RAW DATA:
%%

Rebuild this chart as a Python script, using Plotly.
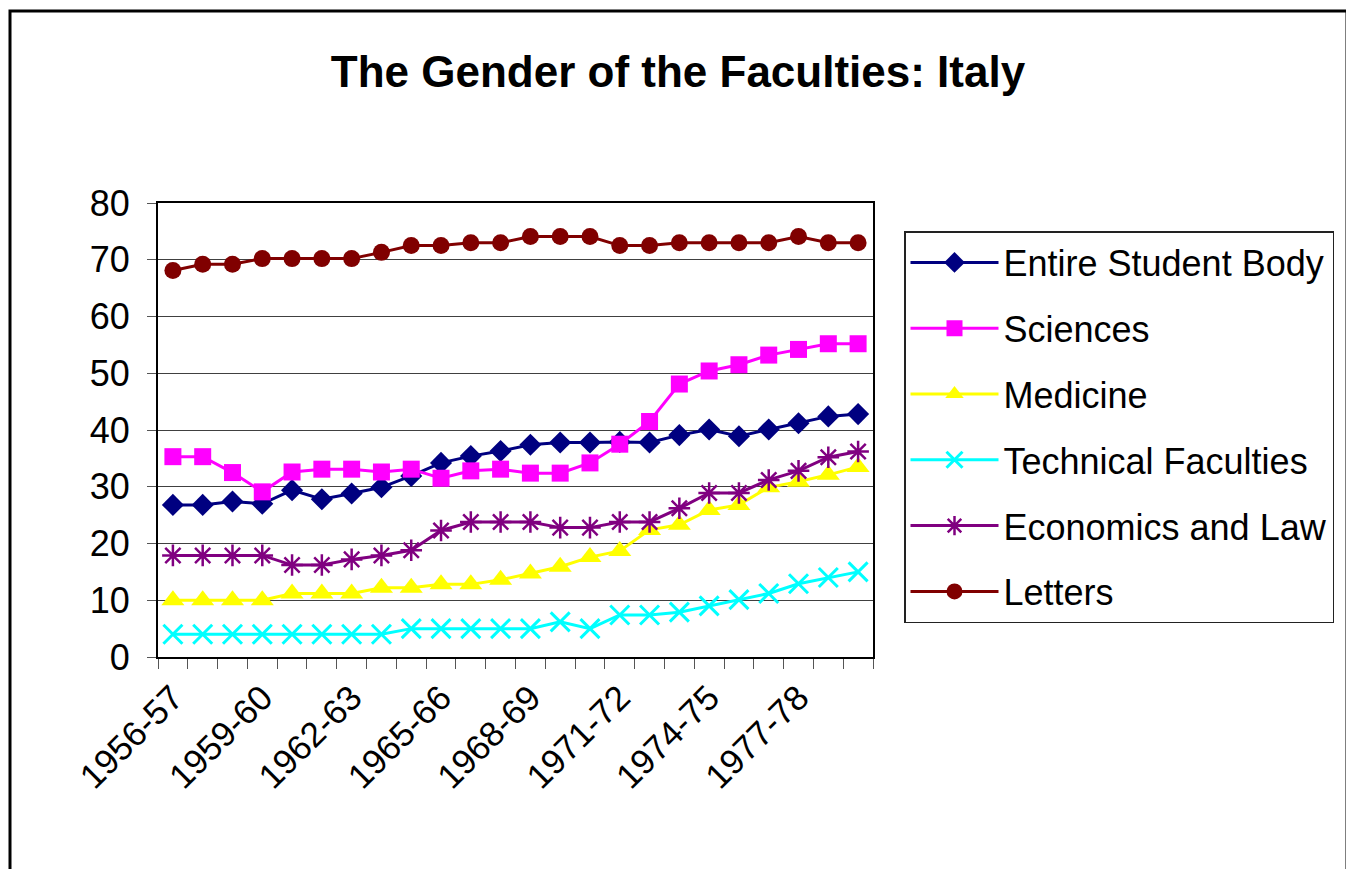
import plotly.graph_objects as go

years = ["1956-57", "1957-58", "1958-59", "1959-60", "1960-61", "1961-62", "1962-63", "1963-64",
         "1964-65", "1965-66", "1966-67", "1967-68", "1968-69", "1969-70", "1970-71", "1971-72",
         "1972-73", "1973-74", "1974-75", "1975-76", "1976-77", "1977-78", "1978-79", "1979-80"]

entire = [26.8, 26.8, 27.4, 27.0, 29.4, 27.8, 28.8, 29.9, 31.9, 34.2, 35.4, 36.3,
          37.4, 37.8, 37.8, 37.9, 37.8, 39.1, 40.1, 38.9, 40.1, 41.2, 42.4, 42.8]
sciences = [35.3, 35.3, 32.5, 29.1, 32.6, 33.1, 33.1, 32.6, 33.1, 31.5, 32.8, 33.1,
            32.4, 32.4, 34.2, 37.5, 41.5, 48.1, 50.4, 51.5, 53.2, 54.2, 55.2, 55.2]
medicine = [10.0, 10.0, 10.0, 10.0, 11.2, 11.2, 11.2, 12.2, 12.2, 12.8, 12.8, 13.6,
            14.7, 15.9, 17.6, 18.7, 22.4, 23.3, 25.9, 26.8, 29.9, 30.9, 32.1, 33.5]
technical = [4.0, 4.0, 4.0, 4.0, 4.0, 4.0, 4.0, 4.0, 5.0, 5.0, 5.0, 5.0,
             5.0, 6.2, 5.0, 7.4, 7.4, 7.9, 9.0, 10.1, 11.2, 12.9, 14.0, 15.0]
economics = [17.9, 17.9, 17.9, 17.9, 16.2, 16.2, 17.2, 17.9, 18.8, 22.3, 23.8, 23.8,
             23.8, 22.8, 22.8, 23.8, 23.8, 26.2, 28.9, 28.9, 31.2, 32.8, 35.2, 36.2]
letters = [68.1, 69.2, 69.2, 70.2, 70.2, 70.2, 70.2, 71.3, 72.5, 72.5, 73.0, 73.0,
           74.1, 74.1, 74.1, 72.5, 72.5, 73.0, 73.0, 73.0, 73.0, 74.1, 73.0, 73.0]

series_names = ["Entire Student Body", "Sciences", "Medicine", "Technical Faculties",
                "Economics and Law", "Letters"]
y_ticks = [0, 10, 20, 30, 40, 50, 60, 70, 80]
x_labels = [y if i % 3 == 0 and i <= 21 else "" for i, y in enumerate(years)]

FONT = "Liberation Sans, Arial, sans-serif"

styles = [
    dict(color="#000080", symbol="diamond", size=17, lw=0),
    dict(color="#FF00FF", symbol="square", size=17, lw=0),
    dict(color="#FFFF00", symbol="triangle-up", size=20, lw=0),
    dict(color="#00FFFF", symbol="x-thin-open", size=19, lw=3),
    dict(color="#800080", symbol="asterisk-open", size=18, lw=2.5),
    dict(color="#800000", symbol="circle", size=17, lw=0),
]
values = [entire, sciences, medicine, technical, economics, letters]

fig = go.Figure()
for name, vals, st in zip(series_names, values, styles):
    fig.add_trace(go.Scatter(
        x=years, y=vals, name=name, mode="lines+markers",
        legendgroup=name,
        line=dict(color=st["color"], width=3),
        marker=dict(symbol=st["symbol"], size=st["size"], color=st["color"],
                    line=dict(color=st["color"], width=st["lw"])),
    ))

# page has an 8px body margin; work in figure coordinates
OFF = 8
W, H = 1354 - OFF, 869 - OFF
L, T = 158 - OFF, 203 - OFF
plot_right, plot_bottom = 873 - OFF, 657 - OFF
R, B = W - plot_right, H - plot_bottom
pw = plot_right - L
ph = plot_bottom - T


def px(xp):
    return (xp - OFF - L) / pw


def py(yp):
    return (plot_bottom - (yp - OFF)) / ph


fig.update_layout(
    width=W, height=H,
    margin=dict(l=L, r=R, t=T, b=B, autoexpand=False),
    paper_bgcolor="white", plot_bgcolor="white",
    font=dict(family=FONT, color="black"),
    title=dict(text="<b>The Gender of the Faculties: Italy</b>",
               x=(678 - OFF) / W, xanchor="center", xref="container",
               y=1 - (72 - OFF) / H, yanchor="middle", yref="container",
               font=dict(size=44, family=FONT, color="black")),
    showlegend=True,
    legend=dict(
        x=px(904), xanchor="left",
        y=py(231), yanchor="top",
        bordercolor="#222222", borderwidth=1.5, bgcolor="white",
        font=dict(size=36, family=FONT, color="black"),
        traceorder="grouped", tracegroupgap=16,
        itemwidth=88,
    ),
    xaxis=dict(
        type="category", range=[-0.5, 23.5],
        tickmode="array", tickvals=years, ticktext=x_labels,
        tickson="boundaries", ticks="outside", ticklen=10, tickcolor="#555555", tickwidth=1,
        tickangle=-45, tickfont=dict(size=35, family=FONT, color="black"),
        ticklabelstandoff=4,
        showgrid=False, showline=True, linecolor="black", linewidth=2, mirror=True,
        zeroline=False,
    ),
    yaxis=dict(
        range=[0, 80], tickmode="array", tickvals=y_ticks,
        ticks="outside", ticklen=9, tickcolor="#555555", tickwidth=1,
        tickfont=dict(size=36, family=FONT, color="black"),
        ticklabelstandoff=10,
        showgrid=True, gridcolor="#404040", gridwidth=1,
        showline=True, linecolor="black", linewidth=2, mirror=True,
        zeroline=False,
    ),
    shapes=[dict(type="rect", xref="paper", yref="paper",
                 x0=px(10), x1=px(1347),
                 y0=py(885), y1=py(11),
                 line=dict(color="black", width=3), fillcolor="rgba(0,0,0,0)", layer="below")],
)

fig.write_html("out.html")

%%
%%

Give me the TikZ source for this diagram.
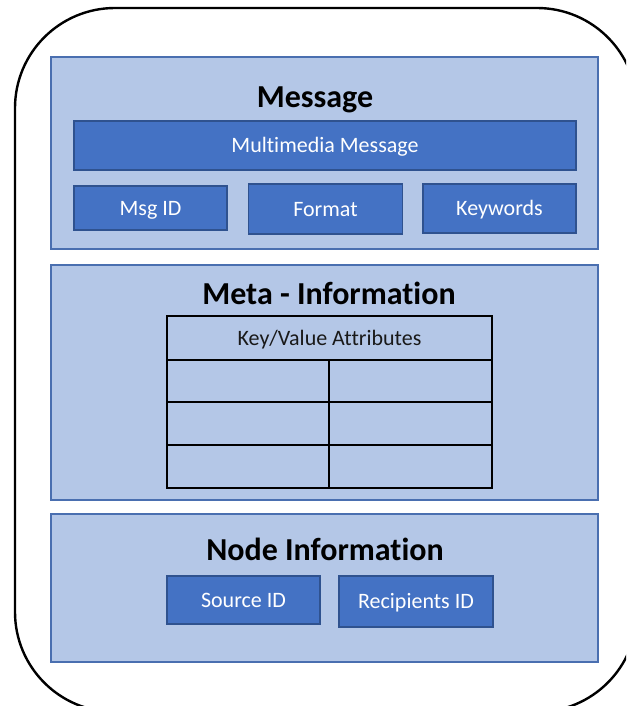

%%

TASK BRIEF: Pictures are not part of the copy. Reproduce the lines from the one containing "Rebuild this chart" through the one containing "74.1, 73.0, 73.0]", exactly and nothing more.

TASK SOLUTION:
Rebuild this chart as a Python script, using Plotly.
import plotly.graph_objects as go

years = ["1956-57", "1957-58", "1958-59", "1959-60", "1960-61", "1961-62", "1962-63", "1963-64",
         "1964-65", "1965-66", "1966-67", "1967-68", "1968-69", "1969-70", "1970-71", "1971-72",
         "1972-73", "1973-74", "1974-75", "1975-76", "1976-77", "1977-78", "1978-79", "1979-80"]

entire = [26.8, 26.8, 27.4, 27.0, 29.4, 27.8, 28.8, 29.9, 31.9, 34.2, 35.4, 36.3,
          37.4, 37.8, 37.8, 37.9, 37.8, 39.1, 40.1, 38.9, 40.1, 41.2, 42.4, 42.8]
sciences = [35.3, 35.3, 32.5, 29.1, 32.6, 33.1, 33.1, 32.6, 33.1, 31.5, 32.8, 33.1,
            32.4, 32.4, 34.2, 37.5, 41.5, 48.1, 50.4, 51.5, 53.2, 54.2, 55.2, 55.2]
medicine = [10.0, 10.0, 10.0, 10.0, 11.2, 11.2, 11.2, 12.2, 12.2, 12.8, 12.8, 13.6,
            14.7, 15.9, 17.6, 18.7, 22.4, 23.3, 25.9, 26.8, 29.9, 30.9, 32.1, 33.5]
technical = [4.0, 4.0, 4.0, 4.0, 4.0, 4.0, 4.0, 4.0, 5.0, 5.0, 5.0, 5.0,
             5.0, 6.2, 5.0, 7.4, 7.4, 7.9, 9.0, 10.1, 11.2, 12.9, 14.0, 15.0]
economics = [17.9, 17.9, 17.9, 17.9, 16.2, 16.2, 17.2, 17.9, 18.8, 22.3, 23.8, 23.8,
             23.8, 22.8, 22.8, 23.8, 23.8, 26.2, 28.9, 28.9, 31.2, 32.8, 35.2, 36.2]
letters = [68.1, 69.2, 69.2, 70.2, 70.2, 70.2, 70.2, 71.3, 72.5, 72.5, 73.0, 73.0,
           74.1, 74.1, 74.1, 72.5, 72.5, 73.0, 73.0, 73.0, 73.0, 74.1, 73.0, 73.0]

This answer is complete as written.